Phrase Grounding on Flickr 30k entities

The Flickr 30k entities dataset consists of captions where constituent phrases in each caption are annotated with one or more bounding boxes corresponding to the referred objects in the image. MDETR is trained to detect all referred objects by conditioning on the text. We report Recall@k under the "ANY-BOX" protocol, see the paper for more details. These results are obtained directly from the pre-trained model, with no additional finetuning required.

Flickr results
Backbone Val R@1 Val R@5 Val R@10 Test R@1 Test R@5 Test R@10
Resnet-101 82.5 92.9 94.9 83.4 93.5 95.3
EfficientNet-B3 82.9 93.2 95.2 84.0 93.8 95.6
EfficientNet-B5 83.6 93.4 95.1 84.3 93.9 95.8

Some qualitative results

one small boy climbing a pole with the help of another boy on the ground
Caption: one small boy climbing a pole with the help of another boy on the ground.
a man in a white t-shirt does a trick with a bronze colored yo-yo
Caption: a man in a white t-shirt does a trick with a bronze colored yo-yo.

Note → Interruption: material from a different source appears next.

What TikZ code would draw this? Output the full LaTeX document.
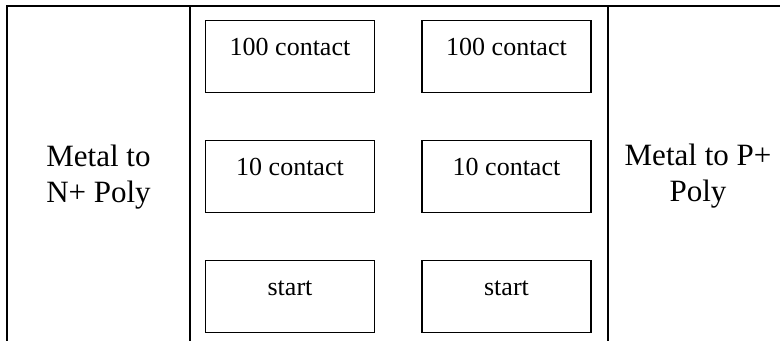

Referring Expressions on RefCOCO, RefCOCO+ and RefCOCOg

Referring expression comprehension consists of finding the bounding box corresponding to a given sentence. MDETR casts this as a modulated detection task where the model directly predicts the bounding box described by the entire sentence. We report the accuracy on validation and test sets of popular benchmarks, after a few epochs of finetuning on each dataset. See paper for more details.

RefCOCO results
Backbone Val TestA TestB
Resnet-101 86.75 89.58 81.41
EfficientNet-B3 87.51 90.40 82.67
RefCOCO+ results
Backbone Val TestA TestB
Resnet-101 79.52 84.09 70.62
EfficientNet-B3 81.13 85.52 72.96
RefCOCOg results
Backbone Val Test
Resnet-101 81.64 80.89
EfficientNet-B3 83.35 83.31

Some qualitative results

zebra facing away
Referring expression: zebra facing away
the man in the red shirt carrying baseball bats
Referring expression: the man in the red shirt carrying baseball bats
the front most cow to the right of the other cows
Referring expression: the front most cow to the right of the other cows

Referring Expression Segmentation on PhraseCut

PhraseCut is a referring expression segmentation dataset. We illustrate that, similarly to DETR, MDETR can be easily extented to perform segmentation. We first finetune the model for modulated detection on PhraseCut, by predicting all boxes corresponding to the referring expression. We then freeze the model and train a segmentation head for 30 epochs. We report the Mean-IOU as well as precision at various IoU thresholds. See paper for more details.

PhraseCut results
Backbone M-IoU P@0.5 P@0.7 P@0.9
Resnet-101 53.1 56.1 38.9 11.9
EfficientNet-B3 53.7 57.5 39.9 11.9
street lamp
Referring expression: street lamp
major league logo
Referring expression: major league logo
zebras on savannah
Referring expression: zebras on savannah

Visual Question Answering on GQA

We show that MDETR can be used for downstream tasks beyond modulated detection. We experiment on GQA, a challenging visual question answering dataset. We finetune on GQA-all for 5 epochs followed by GQA-balanced for 10.

model diagram for question answering
Model diagram for the visual question answering task. QA specific queries are introduced in addition to the object queries used for detection.
GQA results
Backbone Test-dev Test-std
Resnet-101 62.48 61.99
EfficientNet-B3 62.95 62.45

Long-tailed few-shot object detection on LVIS

We show that vision+language pre-training in the modulated detection framework is beneficial for long tail object detection. We finetune MDETR on a subsets of LVIS in a fewshot setting, and show that the model performs well, even on rare categories (APr). We report the box AP fixed. See paper for more details.

LVIS results
Data AP AP 50 APr APc APf
1% 16.7 25.8 11.2 14.6 19.5
10% 24.2 38.0 20.9 24.9 24.3
100% 22.5 35.2 7.4 22.7 25.0